(Code that draws figures)
** START **
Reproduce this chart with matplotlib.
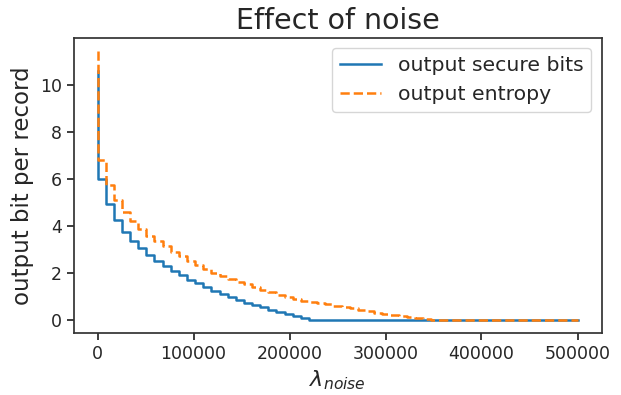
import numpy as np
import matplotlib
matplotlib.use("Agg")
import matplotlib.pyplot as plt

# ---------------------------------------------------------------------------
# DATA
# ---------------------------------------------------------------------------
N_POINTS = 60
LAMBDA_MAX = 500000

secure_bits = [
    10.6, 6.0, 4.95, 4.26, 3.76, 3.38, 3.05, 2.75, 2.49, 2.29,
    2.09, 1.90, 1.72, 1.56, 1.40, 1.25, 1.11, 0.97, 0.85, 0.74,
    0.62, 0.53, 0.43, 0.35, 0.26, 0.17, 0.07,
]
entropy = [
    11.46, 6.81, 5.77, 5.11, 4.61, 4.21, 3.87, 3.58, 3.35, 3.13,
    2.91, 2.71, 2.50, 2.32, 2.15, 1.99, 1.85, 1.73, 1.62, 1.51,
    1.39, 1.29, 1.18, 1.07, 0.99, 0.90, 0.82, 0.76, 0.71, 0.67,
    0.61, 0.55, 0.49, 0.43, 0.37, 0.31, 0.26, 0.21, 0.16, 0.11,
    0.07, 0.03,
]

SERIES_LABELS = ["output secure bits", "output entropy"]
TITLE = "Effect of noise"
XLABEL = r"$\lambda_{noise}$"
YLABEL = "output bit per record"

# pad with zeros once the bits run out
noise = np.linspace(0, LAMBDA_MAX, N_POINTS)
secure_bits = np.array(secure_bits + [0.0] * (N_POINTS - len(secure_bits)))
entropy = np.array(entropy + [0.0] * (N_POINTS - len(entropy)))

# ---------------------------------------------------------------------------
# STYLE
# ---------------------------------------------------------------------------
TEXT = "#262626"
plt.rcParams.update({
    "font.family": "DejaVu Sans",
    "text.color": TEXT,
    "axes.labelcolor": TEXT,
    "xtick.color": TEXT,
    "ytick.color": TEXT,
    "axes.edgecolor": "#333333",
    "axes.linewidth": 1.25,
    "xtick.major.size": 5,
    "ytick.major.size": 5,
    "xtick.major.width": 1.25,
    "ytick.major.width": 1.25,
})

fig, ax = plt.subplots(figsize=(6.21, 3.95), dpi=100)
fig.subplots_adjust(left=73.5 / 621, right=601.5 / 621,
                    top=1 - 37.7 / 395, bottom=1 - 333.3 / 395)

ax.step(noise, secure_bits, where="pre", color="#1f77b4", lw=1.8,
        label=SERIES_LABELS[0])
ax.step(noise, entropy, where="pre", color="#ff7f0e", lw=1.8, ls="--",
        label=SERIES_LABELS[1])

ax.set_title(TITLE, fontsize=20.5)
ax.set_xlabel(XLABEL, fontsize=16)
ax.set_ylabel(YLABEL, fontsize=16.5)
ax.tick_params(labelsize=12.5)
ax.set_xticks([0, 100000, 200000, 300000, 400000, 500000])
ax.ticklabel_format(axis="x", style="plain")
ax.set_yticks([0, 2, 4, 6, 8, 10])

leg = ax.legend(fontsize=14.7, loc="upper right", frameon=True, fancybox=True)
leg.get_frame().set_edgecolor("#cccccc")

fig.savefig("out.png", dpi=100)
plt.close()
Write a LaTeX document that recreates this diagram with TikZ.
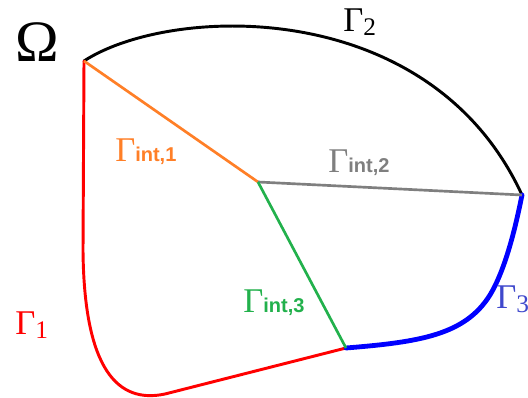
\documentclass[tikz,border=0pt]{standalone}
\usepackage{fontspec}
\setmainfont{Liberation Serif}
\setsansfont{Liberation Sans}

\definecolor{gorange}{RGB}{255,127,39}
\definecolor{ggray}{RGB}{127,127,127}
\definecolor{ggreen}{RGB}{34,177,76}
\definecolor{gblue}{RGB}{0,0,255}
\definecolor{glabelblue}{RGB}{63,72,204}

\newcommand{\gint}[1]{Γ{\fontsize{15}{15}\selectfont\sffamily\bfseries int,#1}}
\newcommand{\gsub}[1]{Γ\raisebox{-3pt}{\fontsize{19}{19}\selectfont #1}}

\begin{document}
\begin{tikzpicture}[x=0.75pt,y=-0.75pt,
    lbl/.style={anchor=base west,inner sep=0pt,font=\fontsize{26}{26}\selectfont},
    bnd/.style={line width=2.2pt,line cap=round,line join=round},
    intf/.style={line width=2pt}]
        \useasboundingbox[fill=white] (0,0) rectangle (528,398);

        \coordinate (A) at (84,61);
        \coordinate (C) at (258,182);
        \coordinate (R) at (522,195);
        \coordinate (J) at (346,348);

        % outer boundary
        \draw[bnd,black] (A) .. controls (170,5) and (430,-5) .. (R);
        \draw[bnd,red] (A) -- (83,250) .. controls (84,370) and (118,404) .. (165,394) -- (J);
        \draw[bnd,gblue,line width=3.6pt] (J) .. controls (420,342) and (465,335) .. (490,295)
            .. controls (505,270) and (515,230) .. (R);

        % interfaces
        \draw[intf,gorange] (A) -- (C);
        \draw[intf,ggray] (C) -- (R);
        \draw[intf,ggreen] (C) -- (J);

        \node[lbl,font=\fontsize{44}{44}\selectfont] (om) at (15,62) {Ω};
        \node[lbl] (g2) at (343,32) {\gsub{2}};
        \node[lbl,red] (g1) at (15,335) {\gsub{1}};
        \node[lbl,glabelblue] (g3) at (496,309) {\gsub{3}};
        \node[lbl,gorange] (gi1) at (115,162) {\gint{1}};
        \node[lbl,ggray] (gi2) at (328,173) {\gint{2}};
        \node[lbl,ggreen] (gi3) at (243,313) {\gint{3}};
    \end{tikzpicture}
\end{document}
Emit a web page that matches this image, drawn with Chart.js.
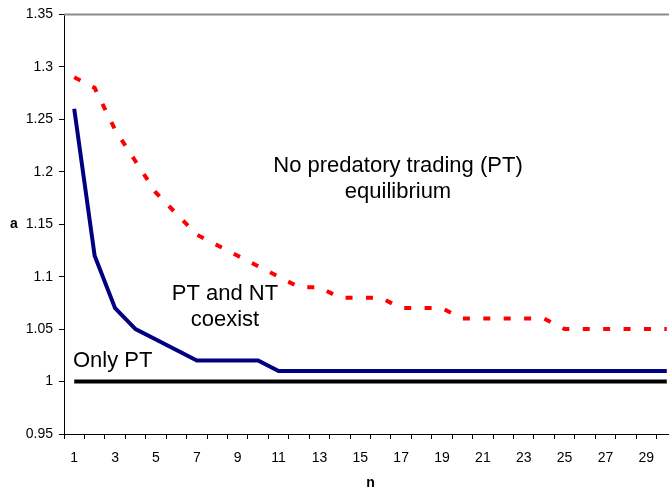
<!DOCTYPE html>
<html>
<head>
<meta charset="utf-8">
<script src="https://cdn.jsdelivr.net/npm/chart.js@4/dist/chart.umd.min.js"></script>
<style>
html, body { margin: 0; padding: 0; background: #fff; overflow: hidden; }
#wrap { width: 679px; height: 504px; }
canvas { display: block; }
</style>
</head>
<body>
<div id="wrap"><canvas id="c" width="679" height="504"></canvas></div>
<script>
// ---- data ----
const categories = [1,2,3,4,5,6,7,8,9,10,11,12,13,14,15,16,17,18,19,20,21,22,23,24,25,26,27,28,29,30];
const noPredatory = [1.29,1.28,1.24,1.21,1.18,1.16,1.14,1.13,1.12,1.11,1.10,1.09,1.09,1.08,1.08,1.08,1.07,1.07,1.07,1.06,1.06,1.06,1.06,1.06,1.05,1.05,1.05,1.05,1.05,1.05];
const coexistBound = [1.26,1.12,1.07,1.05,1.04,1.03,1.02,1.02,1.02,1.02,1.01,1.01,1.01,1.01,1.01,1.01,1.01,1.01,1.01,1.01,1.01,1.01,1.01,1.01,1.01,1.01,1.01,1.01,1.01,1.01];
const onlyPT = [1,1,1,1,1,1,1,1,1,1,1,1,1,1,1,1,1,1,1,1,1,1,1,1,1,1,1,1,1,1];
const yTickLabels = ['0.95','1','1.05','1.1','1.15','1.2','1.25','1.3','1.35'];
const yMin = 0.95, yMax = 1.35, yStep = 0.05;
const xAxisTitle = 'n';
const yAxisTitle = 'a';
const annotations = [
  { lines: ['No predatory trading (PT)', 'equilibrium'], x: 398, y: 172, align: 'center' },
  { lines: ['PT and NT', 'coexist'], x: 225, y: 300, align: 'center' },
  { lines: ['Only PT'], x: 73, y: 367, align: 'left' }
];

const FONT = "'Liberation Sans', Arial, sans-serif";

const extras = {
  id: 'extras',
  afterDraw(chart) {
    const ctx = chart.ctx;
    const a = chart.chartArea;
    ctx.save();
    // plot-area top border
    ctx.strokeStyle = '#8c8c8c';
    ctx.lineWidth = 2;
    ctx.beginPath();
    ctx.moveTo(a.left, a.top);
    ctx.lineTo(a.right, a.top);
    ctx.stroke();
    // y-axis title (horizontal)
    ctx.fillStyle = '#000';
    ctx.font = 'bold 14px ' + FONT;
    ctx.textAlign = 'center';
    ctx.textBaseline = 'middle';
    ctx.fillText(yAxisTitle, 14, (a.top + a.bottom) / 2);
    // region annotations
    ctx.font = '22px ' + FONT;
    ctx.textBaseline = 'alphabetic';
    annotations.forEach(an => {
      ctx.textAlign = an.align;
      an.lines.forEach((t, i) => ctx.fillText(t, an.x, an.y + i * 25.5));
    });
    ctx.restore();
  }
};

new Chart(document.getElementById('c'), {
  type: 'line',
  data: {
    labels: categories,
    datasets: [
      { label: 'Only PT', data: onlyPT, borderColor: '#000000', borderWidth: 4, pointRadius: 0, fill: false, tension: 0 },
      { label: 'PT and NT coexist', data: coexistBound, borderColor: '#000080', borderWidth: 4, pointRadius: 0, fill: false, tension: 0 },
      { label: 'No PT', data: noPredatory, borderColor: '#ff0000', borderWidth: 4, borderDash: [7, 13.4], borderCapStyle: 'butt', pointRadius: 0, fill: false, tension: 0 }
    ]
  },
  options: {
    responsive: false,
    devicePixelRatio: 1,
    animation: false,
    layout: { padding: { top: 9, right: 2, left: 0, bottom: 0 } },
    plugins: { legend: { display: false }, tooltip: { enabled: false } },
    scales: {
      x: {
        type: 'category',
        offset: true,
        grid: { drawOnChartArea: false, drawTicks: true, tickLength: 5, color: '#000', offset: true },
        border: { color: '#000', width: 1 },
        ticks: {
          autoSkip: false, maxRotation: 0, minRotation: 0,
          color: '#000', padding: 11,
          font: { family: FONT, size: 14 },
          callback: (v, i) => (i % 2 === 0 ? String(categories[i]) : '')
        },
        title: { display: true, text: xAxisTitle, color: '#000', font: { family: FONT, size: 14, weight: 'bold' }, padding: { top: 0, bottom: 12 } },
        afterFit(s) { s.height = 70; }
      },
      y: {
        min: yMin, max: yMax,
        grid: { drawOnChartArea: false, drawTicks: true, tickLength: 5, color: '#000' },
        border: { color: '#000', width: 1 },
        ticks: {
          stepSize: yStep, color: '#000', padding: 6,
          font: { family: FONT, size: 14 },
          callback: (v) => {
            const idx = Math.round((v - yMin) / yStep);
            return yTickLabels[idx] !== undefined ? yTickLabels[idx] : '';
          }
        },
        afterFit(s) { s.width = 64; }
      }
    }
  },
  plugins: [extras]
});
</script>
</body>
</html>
** END **
Goal
Only the lines from the start of the records through the line containing "entropy = np.array(entropy" should be repeated, word for word, with the pictures left out.

Worked answer
Reproduce this chart with matplotlib.
import numpy as np
import matplotlib
matplotlib.use("Agg")
import matplotlib.pyplot as plt

# ---------------------------------------------------------------------------
# DATA
# ---------------------------------------------------------------------------
N_POINTS = 60
LAMBDA_MAX = 500000

secure_bits = [
    10.6, 6.0, 4.95, 4.26, 3.76, 3.38, 3.05, 2.75, 2.49, 2.29,
    2.09, 1.90, 1.72, 1.56, 1.40, 1.25, 1.11, 0.97, 0.85, 0.74,
    0.62, 0.53, 0.43, 0.35, 0.26, 0.17, 0.07,
]
entropy = [
    11.46, 6.81, 5.77, 5.11, 4.61, 4.21, 3.87, 3.58, 3.35, 3.13,
    2.91, 2.71, 2.50, 2.32, 2.15, 1.99, 1.85, 1.73, 1.62, 1.51,
    1.39, 1.29, 1.18, 1.07, 0.99, 0.90, 0.82, 0.76, 0.71, 0.67,
    0.61, 0.55, 0.49, 0.43, 0.37, 0.31, 0.26, 0.21, 0.16, 0.11,
    0.07, 0.03,
]

SERIES_LABELS = ["output secure bits", "output entropy"]
TITLE = "Effect of noise"
XLABEL = r"$\lambda_{noise}$"
YLABEL = "output bit per record"

# pad with zeros once the bits run out
noise = np.linspace(0, LAMBDA_MAX, N_POINTS)
secure_bits = np.array(secure_bits + [0.0] * (N_POINTS - len(secure_bits)))
entropy = np.array(entropy + [0.0] * (N_POINTS - len(entropy)))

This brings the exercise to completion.